Could the lines from the start of the data through the line with "text=black!85] (ftitle) at" be set down exactly, with no pictures among them?

----------

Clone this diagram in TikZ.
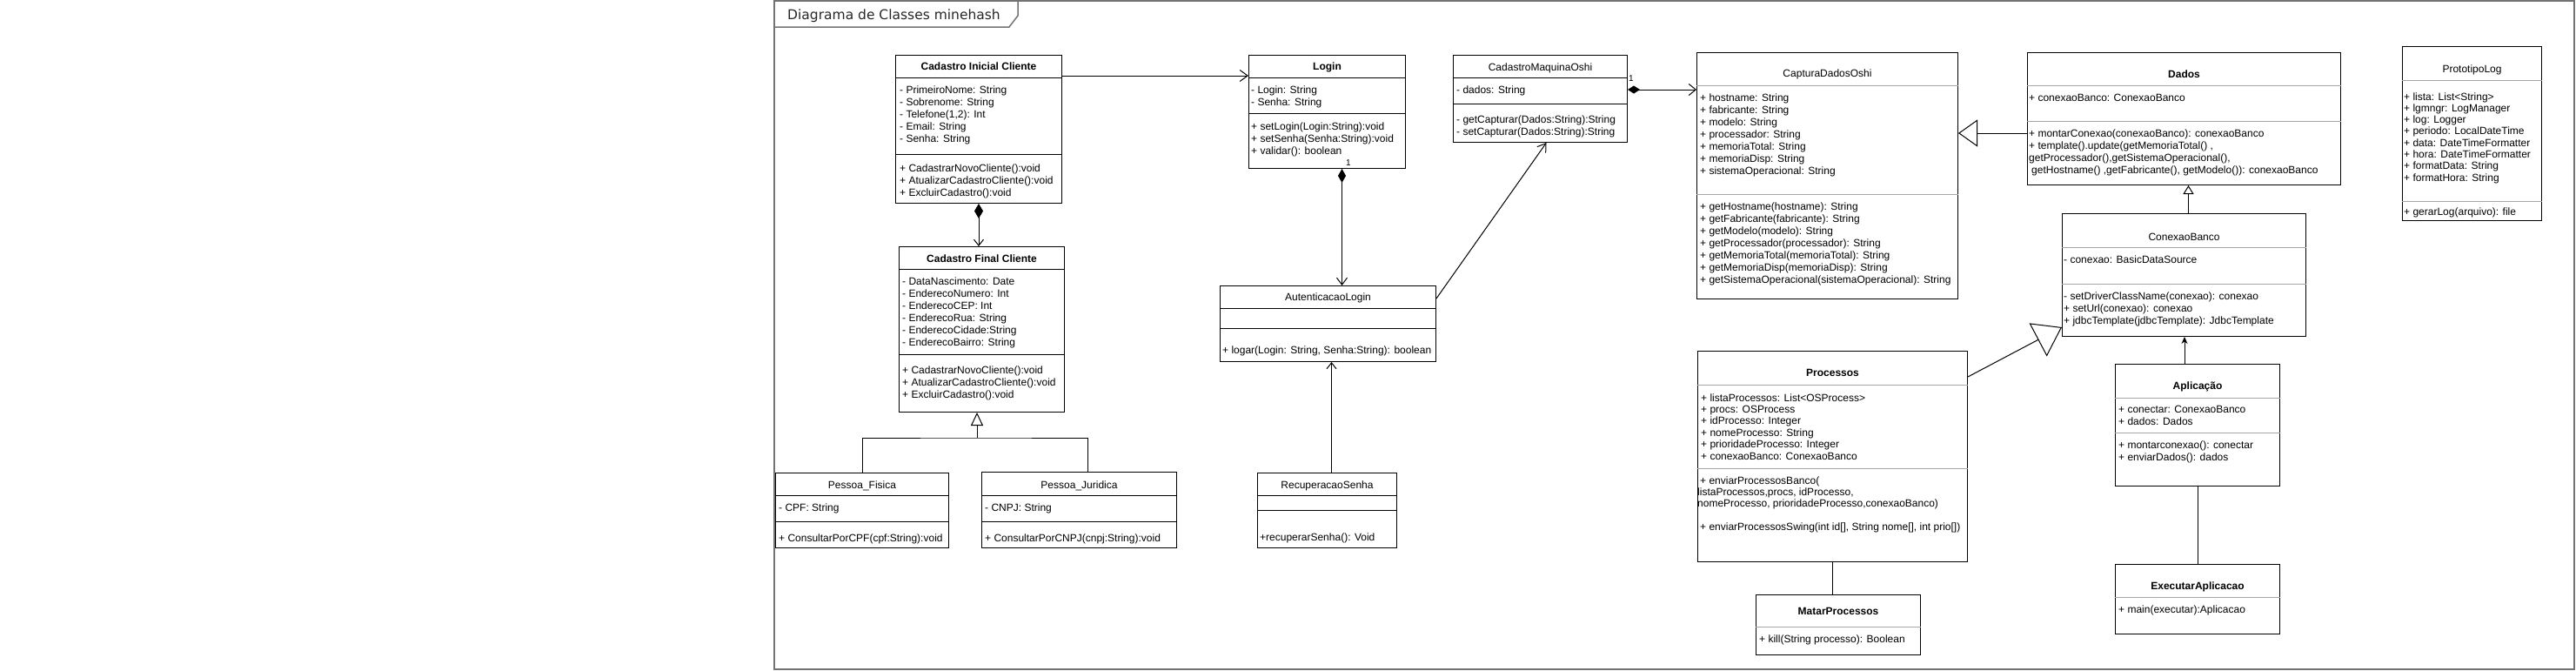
\documentclass[tikz,border=0pt]{standalone}
\usepackage{fontspec}
\setmainfont{Liberation Sans}
\newfontfamily\titlefont{DejaVu Sans}
\usetikzlibrary{arrows.meta}

\newcommand{\ubox}[5]{%
  \pgfmathsetmacro\uw{#4-#2}\pgfmathsetmacro\uh{#5-#3}%
  \node[box, anchor=north west, minimum width=\uw pt, minimum height=\uh pt] (#1) at (#2,#3) {};}
\newcommand{\udiv}[3][dv]{\draw[#1] (#2.west |- 0,#3) -- (#2.east |- 0,#3);}
\newcommand{\utitle}[4][bttl]{\node[#1] (#2-t) at (#2.north |- 0,#3) {#4};}
\newcommand{\ulines}[5]{\foreach \linetext [count=\li] in {#5}{\node[txt] (#1-\li) at (#2,{#3+#4*(\li-1)}) {\linetext};}}

\begin{document}
\begin{tikzpicture}[x=1pt,y=-1pt,
  box/.style={draw=black, line width=1pt, inner sep=0pt, fill=white},
  dv/.style={line width=1pt, draw=black},
  gdv/.style={line width=1pt, draw=black!35},
  txt/.style={anchor=base west, inner sep=0pt, font=\fontsize{12}{14}\selectfont},
  ttl/.style={anchor=base, inner sep=0pt, font=\fontsize{12}{14}\selectfont},
  bttl/.style={anchor=base, inner sep=0pt, font=\fontsize{12}{14}\selectfont\bfseries},
  conn/.style={line width=1pt, draw=black},
  frm/.style={line width=1.5pt, draw=black!55},
  mult/.style={anchor=base west, inner sep=0pt, font=\fontsize{10}{12}\selectfont}
]
\useasboundingbox (0,0) rectangle (2961,771);

% frame
\draw[frm] (890,1) rectangle (2959,769);
\draw[frm] (890,31) -- (1160,31) -- (1170,18) -- (1170,1);
\node[anchor=base west, inner sep=0pt, font=\titlefont\fontsize{15.5}{18}\selectfont, text=black!85] (ftitle) at (905,23) {Diagrama de Classes minehash};

% Cadastro Inicial Cliente
\ubox{cic}{1029}{63}{1220}{233}
\udiv{cic}{89}\udiv{cic}{177}
\utitle{cic}{80}{Cadastro Inicial Cliente}
\ulines{cica}{1034}{107}{14}{- PrimeiroNome: String,- Sobrenome: String,{- Telefone(1,2): Int},- Email: String,- Senha: String}
\ulines{cicm}{1034}{197}{14}{+ CadastrarNovoCliente():void,+ AtualizarCadastroCliente():void,+ ExcluirCadastro():void}

% Cadastro Final Cliente
\ubox{cfc}{1033}{283}{1223}{473}
\udiv{cfc}{309}\udiv{cfc}{407}
\utitle{cfc}{301}{Cadastro Final Cliente}
\ulines{cfca}{1037}{327}{14}{- DataNascimento: Date,- EnderecoNumero: Int,- EnderecoCEP: Int,- EnderecoRua: String,- EnderecoCidade:String,- EnderecoBairro: String}
\ulines{cfcm}{1037}{429}{14}{+ CadastrarNovoCliente():void,+ AtualizarCadastroCliente():void,+ ExcluirCadastro():void}

% Pessoa_Fisica
\ubox{pf}{891}{543}{1090}{629}
\udiv{pf}{569}\udiv{pf}{599}
\utitle[ttl]{pf}{561}{Pessoa\_Fisica}
\node[txt] (pfa) at (895,587) {- CPF: String};
\node[txt] (pfm) at (895,622) {+ ConsultarPorCPF(cpf:String):void};

% Pessoa_Juridica
\ubox{pj}{1128}{542}{1352}{629}
\udiv{pj}{569}\udiv{pj}{599}
\utitle[ttl]{pj}{561}{Pessoa\_Juridica}
\node[txt] (pja) at (1132,587) {- CNPJ: String};
\node[txt] (pjm) at (1132,622) {+ ConsultarPorCNPJ(cnpj:String):void};

% Login
\ubox{login}{1435}{63}{1615}{193}
\udiv{login}{89}\udiv{login}{130}
\utitle{login}{80}{Login}
\ulines{loga}{1438}{107}{14}{- Login: String,- Senha: String}
\ulines{logm}{1438}{149}{14}{+ setLogin(Login:String):void,+ setSenha(Senha:String):void,+ validar(): boolean}

% AutenticacaoLogin
\ubox{aut}{1402}{328}{1650}{415}
\udiv{aut}{354}\udiv{aut}{377}
\utitle[ttl]{aut}{345}{AutenticacaoLogin}
\node[txt] (autm) at (1405,406) {+ logar(Login: String, Senha:String): boolean};

% RecuperacaoSenha
\ubox{rec}{1445}{543}{1605}{629}
\udiv{rec}{569}\udiv{rec}{586}
\utitle[ttl]{rec}{561}{RecuperacaoSenha}
\node[txt] (recm) at (1448,621) {+recuperarSenha(): Void};

% CadastroMaquinaOshi
\ubox{cmo}{1670}{63}{1870}{163}
\udiv{cmo}{89}\udiv{cmo}{119}
\utitle[ttl]{cmo}{81}{CadastroMaquinaOshi}
\node[txt] (cmoa) at (1674,107) {- dados: String};
\ulines{cmom}{1674}{141}{14}{- getCapturar(Dados:String):String,- setCapturar(Dados:String):String}

% CapturaDadosOshi
\ubox{cdo}{1950}{60}{2250}{343}
\udiv[gdv]{cdo}{98}\udiv[gdv]{cdo}{223}
\utitle[ttl]{cdo}{88}{CapturaDadosOshi}
\ulines{cdoa}{1954}{116}{14}{+ hostname: String,+ fabricante: String,+ modelo: String,+ processador: String,+ memoriaTotal: String,+ memoriaDisp: String,+ sistemaOperacional: String}
\ulines{cdom}{1954}{241}{14}{+ getHostname(hostname): String,+ getFabricante(fabricante): String,+ getModelo(modelo): String,+ getProcessador(processador): String,+ getMemoriaTotal(memoriaTotal): String,+ getMemoriaDisp(memoriaDisp): String,+ getSistemaOperacional(sistemaOperacional): String}

% Dados
\ubox{dados}{2330}{60}{2690}{212}
\udiv[gdv]{dados}{98}\udiv[gdv]{dados}{139}
\utitle{dados}{89}{Dados}
\node[txt] (dadosa) at (2332,116) {+ conexaoBanco: ConexaoBanco};
\ulines{dadosm}{2332}{157}{14}{+ montarConexao(conexaoBanco): conexaoBanco,{+ template().update(getMemoriaTotal() ,},{getProcessador(),getSistemaOperacional(),},{\hspace{3pt}getHostname() ,getFabricante(), getModelo()): conexaoBanco}}

% ConexaoBanco
\ubox{cb}{2370}{245}{2650}{386}
\udiv[gdv]{cb}{284}\udiv[gdv]{cb}{326}
\utitle[ttl]{cb}{276}{ConexaoBanco}
\node[txt] (cba) at (2372,302) {- conexao: BasicDataSource};
\ulines{cbm}{2372}{344}{14}{- setDriverClassName(conexao): conexao,+ setUrl(conexao): conexao,+ jdbcTemplate(jdbcTemplate): JdbcTemplate}

% Processos
\ubox{proc}{1951}{403}{2261}{645}
\udiv[gdv]{proc}{442}\udiv[gdv]{proc}{538}
\utitle{proc}{432}{Processos}
\ulines{proca}{1955}{461}{13.4}{+ listaProcessos: List<OSProcess>,+ procs: OSProcess,+ idProcesso: Integer,+ nomeProcesso: String,+ prioridadeProcesso: Integer,+ conexaoBanco: ConexaoBanco}
\node[txt] (procm-1) at (1954,556) {+ enviarProcessosBanco(};
\node[txt] (procm-2) at (1951,569.4) {listaProcessos,procs, idProcesso,};
\node[txt] (procm-3) at (1951,582.8) {nomeProcesso, prioridadeProcesso,conexaoBanco)};
\node[txt] (procm-4) at (1954,609) {+ enviarProcessosSwing(int id[], String nome[], int prio[])};

% MatarProcessos
\ubox{mat}{2018}{683}{2207}{752}
\udiv[gdv]{mat}{720}
\utitle{mat}{706}{MatarProcessos}
\node[txt] (matm) at (2022,738) {+ kill(String processo): Boolean};

% Aplicacao
\ubox{apl}{2431}{418}{2620}{558}
\udiv[gdv]{apl}{457}\udiv[gdv]{apl}{497}
\utitle{apl}{447}{Aplicação}
\ulines{apla}{2435}{474}{14}{+ conectar: ConexaoBanco,+ dados: Dados}
\ulines{aplm}{2435}{515}{14}{+ montarconexao(): conectar,+ enviarDados(): dados}

% ExecutarAplicacao
\ubox{exe}{2431}{648}{2620}{728}
\udiv[gdv]{exe}{686}
\utitle{exe}{677}{ExecutarAplicacao}
\node[txt] (exem) at (2435,704) {+ main(executar):Aplicacao};

% PrototipoLog
\ubox{plog}{2761}{53}{2921}{253}
\udiv[gdv]{plog}{92}\udiv[gdv]{plog}{231}
\utitle[ttl]{plog}{83}{PrototipoLog}
\ulines{ploga}{2763}{115}{13.3}{+ lista: List<String>,+ lgmngr: LogManager,+ log: Logger,+ periodo: LocalDateTime,+ data: DateTimeFormatter,+ hora: DateTimeFormatter,+ formatData: String,+ formatHora: String}
\node[txt] (plogm) at (2763,247) {+ gerarLog(arquivo): file};

% connectors
\draw[conn, -{Straight Barb[length=9pt,width=13pt]}] (cic.east |- 0,87) -- (login.west |- 0,87);
\draw[conn, {Diamond[length=17pt,width=10pt]}-{Straight Barb[length=7pt,width=11pt]}] (cic.south) -- (cic.south |- cfc.north);
\coordinate (gj) at (1123,503);
\draw[conn, -{Triangle[open,length=15pt,width=14pt]}] (gj) -- (gj |- cfc.south);
\draw[conn] (pf.north) |- (gj) -| ([xshift=10pt]pj.north);
\draw[conn, {Diamond[length=16pt,width=9pt]}-{Straight Barb[length=8pt,width=12pt]}] ([xshift=17pt]login.south) -- ([xshift=17pt]login.south |- aut.north);
\node[mult] (mult-login) at (1547,190) {1};
\draw[conn, -{Straight Barb[length=9pt,width=12pt]}] ([yshift=-15pt]aut.north east) -- ([xshift=7pt]cmo.south);
\draw[conn, -{Straight Barb[length=7pt,width=11pt]}] ([xshift=5pt]rec.north) -- ([xshift=5pt]rec.north |- aut.south);
\draw[conn, {Diamond[length=14pt,width=9pt]}-{Straight Barb[length=8pt,width=13pt]}] (cmo.east |- 0,103) -- (cdo.west |- 0,103);
\node[mult] (mult-cmo) at (1872,93) {1};
\draw[conn, -{Triangle[open,length=22pt,width=31pt]}] (dados.west |- 0,153) -- (cdo.east |- 0,153);
\draw[conn, -{Triangle[open,length=10pt,width=12pt]}] ([xshift=5pt]cb.north) -- ([xshift=5pt]cb.north |- dados.south);
\draw[conn, -{Triangle[open,length=31pt,width=43pt]}] ([yshift=-30pt]proc.north east) -- ([yshift=11pt]cb.south west);
\draw[conn, -{Stealth[length=8pt,width=7pt]}] ([xshift=-15pt]apl.north) -- ([xshift=-15pt]apl.north |- cb.south);
\draw[conn] (apl.south) -- (apl.south |- exe.north);
\draw[conn] (proc.south) -- (proc.south |- mat.north);
\end{tikzpicture}
\end{document}
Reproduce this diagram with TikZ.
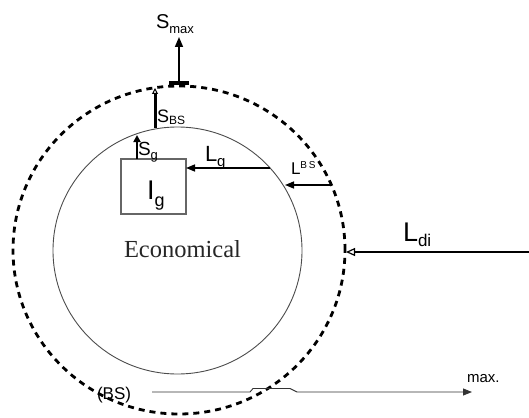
\documentclass[tikz,border=0pt]{standalone}
\usepackage{fontspec}
\setmainfont{Liberation Sans}
\newfontfamily\serifft{Liberation Serif}
\usetikzlibrary{arrows.meta,shapes.geometric}
\newcommand\fsz[2]{{\fontsize{#1}{#1}\selectfont #2}}
\begin{document}
\begin{tikzpicture}[x=1pt,y=-1pt,
  lbl/.style={anchor=base west, inner sep=0pt, outer sep=0pt},
  ring/.style={draw, ellipse, inner sep=0pt, outer sep=0pt},
  thinarrow/.style={line width=1.5pt, -{Triangle[length=9pt,width=7pt]}},
]
\useasboundingbox (0,0) rectangle (529,417);
% circles
\node[ring, minimum width=332pt, minimum height=328pt, line width=2.8pt,
      dash pattern=on 6pt off 5pt] (outer) at (179,250) {};
\node[ring, minimum width=249pt, minimum height=247pt, line width=0.9pt,
      draw=black!70] (inner) at (177.5,250.5) {};
% box
\node[draw=black!60, line width=1.1pt, minimum width=65pt, minimum height=55pt,
      inner sep=0pt] (box) at (153.5,186.5) {};
% coordinates
\coordinate (smaxA) at (179,85);
\coordinate (smaxB) at (179,37);
\coordinate (sbsA) at (155,128);
\coordinate (sbsB) at (155,88);
\coordinate (sgA) at (137,159);
\coordinate (sgB) at (137,135);
\coordinate (lgA) at (270,168);
\coordinate (lgB) at (186,168);
\coordinate (lbsA) at (331,185);
\coordinate (lbsB) at (285,185);
\coordinate (ldiA) at (529,252);
\coordinate (ldiB) at (346,252);
\coordinate (maxA) at (152,392);
\coordinate (maxB) at (472,392);
% arrows
\draw[line width=1.5pt, {Bar[width=20pt,line width=3.5pt]}-{Triangle[length=10pt,width=8pt]}] (smaxA) -- (smaxB);
\draw[line width=3pt, -{Triangle[open,length=6pt,width=6pt,line width=1pt]}] (sbsA) -- (sbsB);
\draw[line width=2.5pt, -{Triangle[length=7pt,width=7pt]}] (sgA) -- (sgB);
\draw[thinarrow] (lgA) -- (lgB);
\draw[thinarrow] (lbsA) -- (lbsB);
\draw[line width=2.5pt, -{Triangle[open,length=9pt,width=8pt,line width=1.2pt]}] (ldiA) -- (ldiB);
\draw[line width=0.9pt, draw=black!80, -{Triangle[length=9pt,width=7pt]}]
  (maxA) -- (250,392) -- (253,388.5) -- (290,388.5) -- (297,392) -- (maxB);
% labels
\node[lbl] (tsmax) at (156,29) {\fsz{20}{S}\raisebox{-5pt}{\fsz{13}{max}}};
\node[lbl] (tsbs) at (157,122) {\fsz{18}{S}\raisebox{-2pt}{\fsz{12}{BS}}};
\node[lbl] (tsg) at (138,155) {\fsz{19}{S}\raisebox{-4pt}{\fsz{13}{g}}};
\node[lbl] (tig) at (147,199) {\fsz{27}{I}\raisebox{-7pt}{\fsz{18}{g}}};
\node[lbl] (tlg) at (205,161) {\fsz{22}{L}\raisebox{-5pt}{\fsz{15}{g}}};
\node[lbl] (tlbs) at (291,174) {\fsz{17}{L}\raisebox{6pt}{\fsz{10}{B\,S}}};
\node[lbl] (tldi) at (403,241) {\fsz{27}{L}\raisebox{-5pt}{\fsz{17}{di}}};
\node[lbl, text=black!85] (teco) at (124,257) {\serifft\fsz{24.5}{Economical}};
\node[lbl] (tbs) at (97,399) {\fsz{17}{(BS)}};
\node[lbl] (tmax) at (467,382) {\fsz{15}{max.}};
\end{tikzpicture}
\end{document}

----------

◆ WORKED ANSWER ◆
Clone this diagram in TikZ.
\documentclass[tikz,border=0pt]{standalone}
\usepackage{fontspec}
\setmainfont{Liberation Sans}
\newfontfamily\titlefont{DejaVu Sans}
\usetikzlibrary{arrows.meta}

\newcommand{\ubox}[5]{%
  \pgfmathsetmacro\uw{#4-#2}\pgfmathsetmacro\uh{#5-#3}%
  \node[box, anchor=north west, minimum width=\uw pt, minimum height=\uh pt] (#1) at (#2,#3) {};}
\newcommand{\udiv}[3][dv]{\draw[#1] (#2.west |- 0,#3) -- (#2.east |- 0,#3);}
\newcommand{\utitle}[4][bttl]{\node[#1] (#2-t) at (#2.north |- 0,#3) {#4};}
\newcommand{\ulines}[5]{\foreach \linetext [count=\li] in {#5}{\node[txt] (#1-\li) at (#2,{#3+#4*(\li-1)}) {\linetext};}}

\begin{document}
\begin{tikzpicture}[x=1pt,y=-1pt,
  box/.style={draw=black, line width=1pt, inner sep=0pt, fill=white},
  dv/.style={line width=1pt, draw=black},
  gdv/.style={line width=1pt, draw=black!35},
  txt/.style={anchor=base west, inner sep=0pt, font=\fontsize{12}{14}\selectfont},
  ttl/.style={anchor=base, inner sep=0pt, font=\fontsize{12}{14}\selectfont},
  bttl/.style={anchor=base, inner sep=0pt, font=\fontsize{12}{14}\selectfont\bfseries},
  conn/.style={line width=1pt, draw=black},
  frm/.style={line width=1.5pt, draw=black!55},
  mult/.style={anchor=base west, inner sep=0pt, font=\fontsize{10}{12}\selectfont}
]
\useasboundingbox (0,0) rectangle (2961,771);

% frame
\draw[frm] (890,1) rectangle (2959,769);
\draw[frm] (890,31) -- (1160,31) -- (1170,18) -- (1170,1);
\node[anchor=base west, inner sep=0pt, font=\titlefont\fontsize{15.5}{18}\selectfont, text=black!85] (ftitle) at (905,23) {Diagrama de Classes minehash};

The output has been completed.